If you plug in only the power lead and not the balance lead, the meter warns you like this.

You can still press the right-hand button and the meter is smart enough to report the pack voltage, and the total pack IR. It cannot measure the individual cell IR values. It functions in this case as a very quick pack IR checker as shown below.

If you press the left button it will give you the recommended maximum C rate (based on the pack IR value).

On the other hand, if you press the right-hand button with only the balance lead connected and without the main lead, then the display shows cell voltages along with pack charge state - but a warning buzz will sound as it cannot measure the IR values. It functions in this case as a very accurate cellmeter (capable of measuring down to 0.8V/cell) as shown below.

Normal use

The first thing you should do after connecting the power and balance leads is to set the pack capacity if it is not the same as the displayed value. This is done by holding down the left button for about 2 seconds then releasing it.

This menu will appear.

Select the correct capacity for the pack by using the left button to scroll and the right to select. When you have chosen a capacity, you get a final choice to edit the value or use it.

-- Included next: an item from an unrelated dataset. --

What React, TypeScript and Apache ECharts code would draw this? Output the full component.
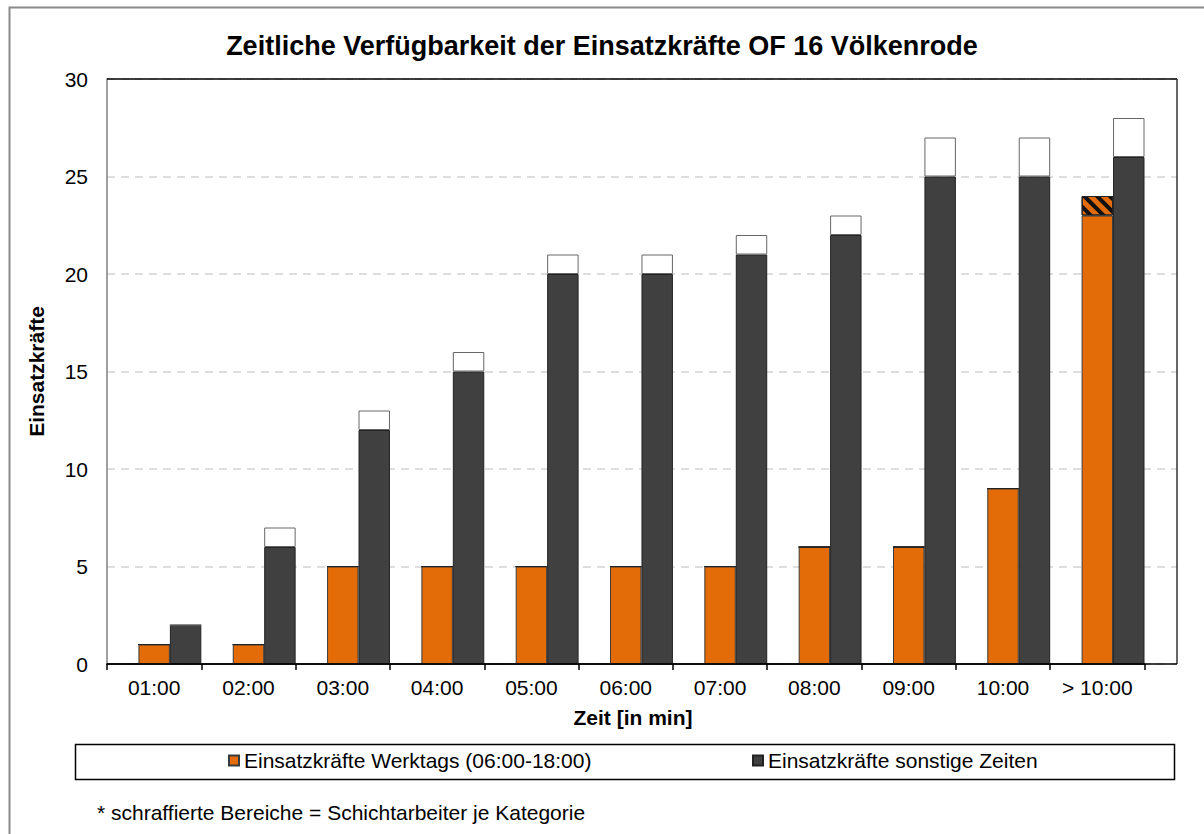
import React, { useEffect, useRef } from 'react';
import * as echarts from 'echarts';

const categories = ['01:00', '02:00', '03:00', '04:00', '05:00', '06:00', '07:00', '08:00', '09:00', '10:00', '> 10:00'];
const werktags = [1, 1, 5, 5, 5, 5, 5, 6, 6, 9, 23];
const werktagsSchicht = [0, 0, 0, 0, 0, 0, 0, 0, 0, 0, 1];
const sonstige = [2, 6, 12, 15, 20, 20, 21, 22, 25, 25, 26];
const sonstigeSchicht = [0, 1, 1, 1, 1, 1, 1, 1, 2, 2, 2];
const spacer = [0, 0, 0, 0, 0, 0, 0, 0, 0, 0, 0];
const yMin = 0;
const yMax = 30;
const yStep = 5;

const titleText = 'Zeitliche Verfügbarkeit der Einsatzkräfte OF 16 Völkenrode';
const nameWerktags = 'Einsatzkräfte Werktags (06:00-18:00)';
const nameSonstige = 'Einsatzkräfte sonstige Zeiten';
const yName = 'Einsatzkräfte';
const xName = 'Zeit [in min]';
const footnote = '* schraffierte Bereiche = Schichtarbeiter je Kategorie';

const FONT = '"Liberation Sans", Arial, sans-serif';
const ORANGE = '#E36C09';
const DARK = '#404040';

export default function App() {
  const ref = useRef<HTMLDivElement>(null);
  useEffect(() => {
    if (!ref.current) return;
    const chart = echarts.init(ref.current, undefined, { renderer: 'svg' });
    const L = 107, T = 79, B = 664, R1 = 1144.5, R2 = 1177;
    const H = B - T;
    const legendText = { fontSize: 21, color: '#000', fontFamily: FONT };
    chart.setOption({
      animation: false,
      backgroundColor: '#fff',
      textStyle: { fontFamily: FONT },
      title: {
        text: titleText,
        left: 'center',
        top: 27,
        textStyle: { fontSize: 27, fontWeight: 'bold', color: '#000', fontFamily: FONT },
      },
      grid: [
        { left: L, top: T, width: R1 - L, height: H },
        { left: L, top: T, width: R2 - L, height: H },
      ],
      legend: [
        {
          data: [nameWerktags], left: 223, top: 745, itemWidth: 10, itemHeight: 10,
          icon: 'rect', selectedMode: false, textStyle: legendText,
        },
        {
          data: [nameSonstige], left: 747, top: 745, itemWidth: 10, itemHeight: 10,
          icon: 'rect', selectedMode: false, textStyle: legendText,
        },
      ],
      xAxis: [
        {
          type: 'category', gridIndex: 0, data: categories,
          axisLine: { show: true, lineStyle: { color: '#000', width: 1.5 } },
          axisTick: { show: true, length: 6, lineStyle: { color: '#000', width: 1.5 } },
          axisLabel: { fontSize: 21, color: '#000', margin: 13, fontFamily: FONT },
          splitLine: { show: false },
        },
        { type: 'value', gridIndex: 1, min: 0, max: 1, show: false },
      ],
      yAxis: [
        {
          type: 'value', gridIndex: 0, min: yMin, max: yMax, interval: yStep,
          axisLine: { show: true, lineStyle: { color: '#808080', width: 1.5 } },
          axisTick: { show: false },
          axisLabel: { fontSize: 21, color: '#000', margin: 19, fontFamily: FONT },
          splitLine: { show: false },
        },
        {
          type: 'value', gridIndex: 1, min: yMin, max: yMax, interval: yStep,
          axisLine: { show: false }, axisTick: { show: false }, axisLabel: { show: false },
          splitLine: { show: true, lineStyle: { color: '#d4d4d4', width: 1.5, type: [8, 6] } },
        },
      ],
      series: [
        {
          name: 'spacer', type: 'bar', stack: 'spacer', xAxisIndex: 0, yAxisIndex: 0,
          data: spacer, itemStyle: { color: 'rgba(0,0,0,0)', borderWidth: 0 }, silent: true,
          barCategoryGap: '0%', barGap: '0%',
        },
        {
          name: nameWerktags, type: 'bar', stack: 'w', xAxisIndex: 0, yAxisIndex: 0,
          data: werktags, itemStyle: { color: ORANGE, borderColor: '#3a3a3a', borderWidth: 1 },
          barCategoryGap: '0%', barGap: '0%',
        },
        {
          name: 'Schichtarbeiter Werktags', type: 'bar', stack: 'w', xAxisIndex: 0, yAxisIndex: 0,
          data: werktagsSchicht,
          itemStyle: {
            color: ORANGE, borderColor: '#222', borderWidth: 1,
            decal: {
              symbol: 'rect', symbolSize: 1, color: '#111',
              dashArrayX: [1, 0], dashArrayY: [4, 5], rotation: Math.PI / 4,
            },
          },
          barCategoryGap: '0%', barGap: '0%',
        },
        {
          name: nameSonstige, type: 'bar', stack: 's', xAxisIndex: 0, yAxisIndex: 0,
          data: sonstige, itemStyle: { color: DARK, borderColor: '#222', borderWidth: 1 },
          barCategoryGap: '0%', barGap: '0%',
        },
        {
          name: 'Schichtarbeiter sonstige', type: 'bar', stack: 's', xAxisIndex: 0, yAxisIndex: 0,
          data: sonstigeSchicht, itemStyle: { color: '#fff', borderColor: '#666', borderWidth: 1 },
          barCategoryGap: '0%', barGap: '0%',
        },
      ],
      graphic: [
        {
          type: 'rect', silent: true, z: -1,
          shape: { x: 9.5, y: 7.5, width: 1220, height: 850 },
          style: { fill: 'none', stroke: '#8a8a8a', lineWidth: 2 },
        },
        { type: 'line', silent: true, z: 20, shape: { x1: L, y1: T, x2: R2, y2: T }, style: { stroke: '#000', lineWidth: 1.5 } },
        { type: 'line', silent: true, z: 20, shape: { x1: R2, y1: T, x2: R2, y2: B }, style: { stroke: '#333', lineWidth: 1.5 } },
        { type: 'line', silent: true, z: 20, shape: { x1: L, y1: B, x2: R2, y2: B }, style: { stroke: '#000', lineWidth: 1.5 } },
        {
          type: 'rect', silent: true,
          shape: { x: 75.5, y: 744.5, width: 1099, height: 35 },
          style: { fill: 'none', stroke: '#000', lineWidth: 1.5 },
        },
        {
          type: 'text', silent: true, x: 36, y: (T + B) / 2, rotation: Math.PI / 2,
          style: { text: yName, font: `bold 21px ${FONT}`, fill: '#000', align: 'center', verticalAlign: 'middle' },
        },
        {
          type: 'text', silent: true, x: 633, y: 717,
          style: { text: xName, font: `bold 21px ${FONT}`, fill: '#000', align: 'center', verticalAlign: 'middle' },
        },
        {
          type: 'text', silent: true, x: 97, y: 812,
          style: { text: footnote, font: `21px ${FONT}`, fill: '#000', align: 'left', verticalAlign: 'middle' },
        },
      ],
    });
    return () => chart.dispose();
  }, []);
  return <div ref={ref} style={{ position: 'absolute', left: 0, top: 0, width: 1204, height: 834 }} />;
}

If you are in this screen changing pack sizes and decide you did not want to do that after all, press and hold the left button for about 2 seconds and you will be returned to the main screen. Pack size will be edited if that is what you did - but it will not be selected when you return to the main screen.

After selecting the capacity (“Use it”), the left button toggles between the raw IR values like this ……

….. and the recommended maximum current for this pack – for each cell. On the top line in both screens is a “Figure of Merit” FoM. This is a value based on the calculated C rate of the pack. A FoM around 1.0 or greater indicates an excellent pack, although packs with a much lower FoM are perfectly satisfactory for most applications. Also, on the top line of the second screen is the C rate (the Greek "alpha" on the screen) that the LiPo tool calculates for this pack.

Now here is an old 6S, 2200mAh “50C” pack that is past its prime. Note that the meter recommends only a 31 Amp maximum continuous current which is equivalent to a 14C rate.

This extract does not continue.